さて、ここ小岩井農場では各種ガイドツアーも行っている。中でも夏季期間に行われるファームトラクターライドは、トラクターの牽引する客車に乗りツアー時以外は立ち入り禁止の100年の森エリアを中心にガイドの方の解説を聞きながら観光ができるツアーである。
ツアー自体は別料金ではあるが、小岩井農場を訪れた人は是非参加して欲しいツアーだ。

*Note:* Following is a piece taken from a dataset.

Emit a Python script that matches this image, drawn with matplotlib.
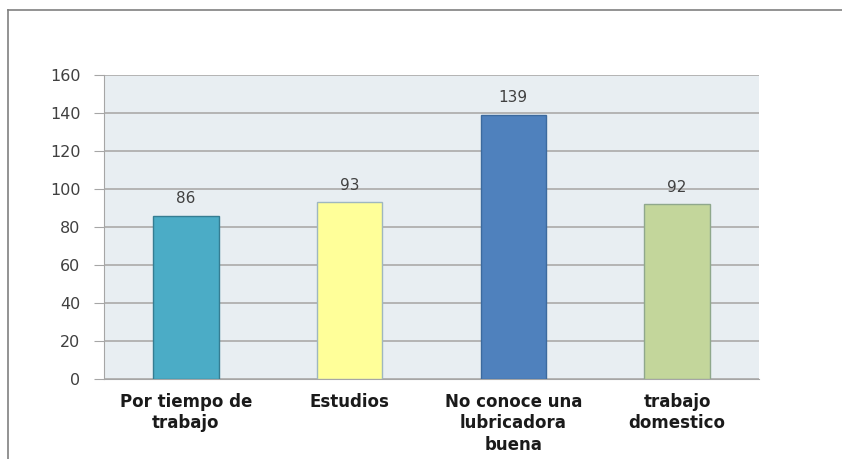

実際に降りて散策できる場所もあるが基本的には車に乗ったままなので、小さな子供や高齢者連れのグループにもおすすめだ。
ツアーを楽しんだ後は、いよいよ重要文化財が立ち並ぶ牧場園の西側、上丸牛舎へと向かう。
牛舎に入ると、まずは何より臭くないことに驚く。
もちろん全く無臭というわけではなく、牛そのものの臭いはするのだが、牛糞の匂いがほとんどしない。少なくとも、明らかに夏の牛舎の中の匂いではない。絶対に肥料を漉き込んでいる最中の植え付けシーズンの畑の方が臭い。
余りにも臭いがしないのでてっきり見学スペースと牛舎の間に分厚いガラスが嵌められているものだと思っていたのだが、立ち入れないように腰のあたりに仕切りがあるだけで牛舎内と見学スペースを遮るものすらなくて驚いた。
当然きちんと掃除が行き届いた環境ということなのだろうが、この建物は100年以上前に建てられた木造建築である。
たまたまこの時だけ綺麗だった、という代物ではなく長きにわたり環境が整えられていたからこその賜物だろう。というかあまりにも今更ながら、普通この時期に牛舎の近くを通ると直接その姿が見えなくても「近くに牛舎があるな」と分かるような臭いがするものだと思っていたのだが、観光牧場ということを抜きにしてもこの辺りはそういった臭いがあまりない。
小岩井の乳製品の美味しさの理由の一端が垣間見えた気がした。
そして入って奥に見えるのは小岩井農場展示資料館。勿論こちらも中を見学できる。
そしてここ上丸地区の奥には宮沢賢治の詩碑がある。
さて、園内の各種ショップでは小岩井農場で作られているお馴染みの様々な商品や木材を利用した土産物、そして岩手県各地の土産物はもちろん様々なグルメも楽しめるのは前述した通りだ。
最後に中でもおすすめのソフトクリームと園内限定で飲むことのできる (販売していないのは勿論のこと土産として持ち帰ることもできない)、上丸牛舎の牛から採れた乳だけを使用した低温殺菌牛乳農場育ちを紹介して締めくくろう。
小岩井農場といえば夏をイメージする方も多いだろうが、冬のシーズンも様々な季節に応じたアクティビティが楽しめる。
四季折々の自然と歴史ある農場を楽しめる小岩井農場。岩手県を訪れる人にはぜひ楽しんでほしいスポットだ。